In-Vitro Physiologically Based Extraction Tests of Lunar Regolith Simulants

The U.S. Geological Survey has developed for NASA two lunar regolith simulants (LRSs) that model lunar highland regolith at the proposed South Pole base. These and other simulants are used for abrasion tests on robotics and space suits, habitat construction, testing of oxygen extraction techniques, testing viability of regolith for plant growth, and human health studies.

We are conducting in vitro physiologically based extraction tests (PBETs) on appropriate size fractions of the USGS bulk LRSs and LRS component materials (norite, orthopyroxenite, anorthosite, peridotite, dunite, noritic mill wastes, synthetic glass, minor minerals) using various simulated body fluids as the leaching agents. Some elements (Al, Si, Cr, Fe, Mn, Ti) are highly leached from the LRSs by pH 1.5 simulated gastric fluids, but partially reprecipitate in pH 5-6 simulated intestinal fluids. Thus, some metals may become partially solubilized and available for absorption by the body if LRSs are incidentally ingested through hand-mouth contact or swallowing of dust-bearing mucus cleared from the respiratory tract. In contrast, pH 4.5 simulated alveolar macrophage lysosomal fluids and pH 7.4 simulated lung fluids and serum-based fluids leach much smaller amounts of most elements from the LRSs. Hence, respired LRS dust particles not removed by mucociliary clearance may persist in the lung alveoli or macrophages for some time without dissolving; Fe, Mn, and other elements in such biodurable particles may therefore participate in longer-term chemical reactions that generate deleterious reactive oxygen species.

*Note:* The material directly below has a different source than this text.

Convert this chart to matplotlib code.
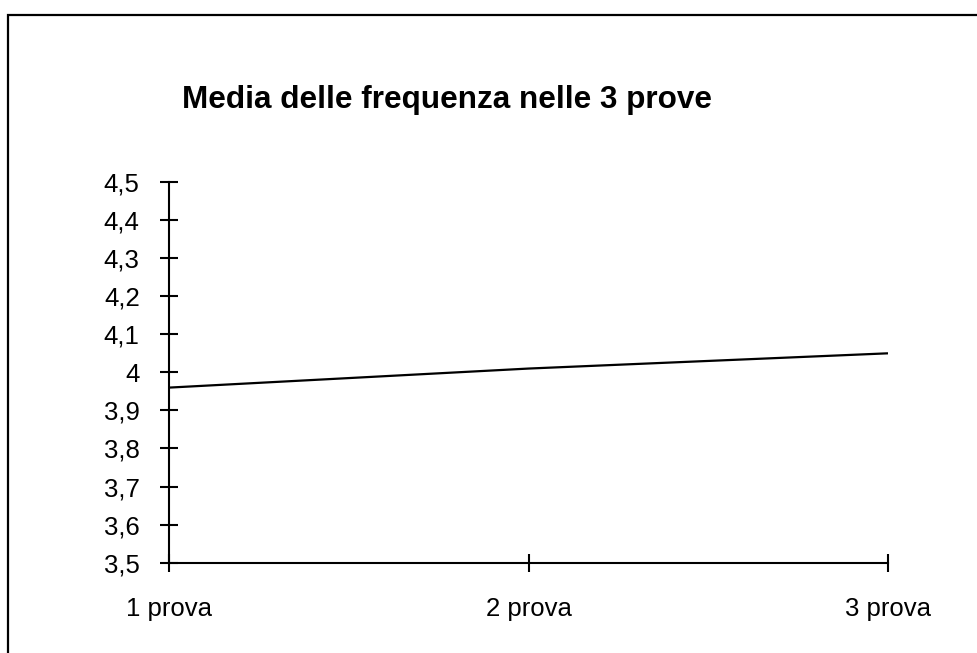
import matplotlib
matplotlib.use("Agg")
import matplotlib.pyplot as plt
from matplotlib.patches import Rectangle

# Average frequency across the three trials
categories = ["1 prova", "2 prova", "3 prova"]
values = [3.96, 4.01, 4.05]
y_ticks = [3.5, 3.6, 3.7, 3.8, 3.9, 4.0, 4.1, 4.2, 4.3, 4.4, 4.5]
y_tick_labels = ["3,5", "3,6", "3,7", "3,8", "3,9", "4", "4,1", "4,2", "4,3", "4,4", "4,5"]
title = "Media delle frequenza nelle 3 prove"

plt.rcParams["font.family"] = ["Liberation Sans", "DejaVu Sans"]

W, H = 978, 653
fig = plt.figure(figsize=(W / 100, H / 100), dpi=100)
fig.patch.set_facecolor("white")

# Frame around the chart area (continues past the right and bottom edges)
fig.add_artist(Rectangle((8 / W, -0.5), 2.0, (H - 15) / H + 0.5,
                         transform=fig.transFigure, fill=False,
                         edgecolor="black", linewidth=1.6, clip_on=False))

left, right = 169.5 / W, 888 / W
bottom, top = (H - 562.7) / H, (H - 182) / H
ax = fig.add_axes([left, bottom, right - left, top - bottom])

x = list(range(len(categories)))
ax.plot(x, values, color="black", linewidth=1.6, solid_capstyle="butt")

ax.set_xlim(0, len(categories) - 1)
ax.set_ylim(y_ticks[0], y_ticks[-1])
ax.set_xticks(x)
ax.set_xticklabels(categories)
ax.set_yticks(y_ticks)
ax.set_yticklabels(y_tick_labels)

for side in ("top", "right"):
    ax.spines[side].set_visible(False)
for side in ("left", "bottom"):
    ax.spines[side].set_linewidth(1.5)
    ax.spines[side].set_color("black")

ax.tick_params(axis="both", direction="inout", length=13, width=1.5,
               colors="black", labelsize=18.5)
ax.tick_params(axis="y", pad=15)
ax.tick_params(axis="x", pad=18)

fig.text(447 / W, 1 - 108 / H, title, ha="center", va="baseline",
         fontsize=22.7, fontweight="bold")

fig.savefig("out.png", dpi=100, facecolor="white")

PBETs provide insights into potential biosolubility, bioaccessibility, and bioreactivity behavior of LRSs in the body, and can be used to help interpret results of in vitro and in vivo toxicity tests of LRSs and actual regolith samples; such toxicity tests are needed to best understand potential toxicological implications of exposures to the LRSs during use, or to the lunar regolith by lunar base inhabitants.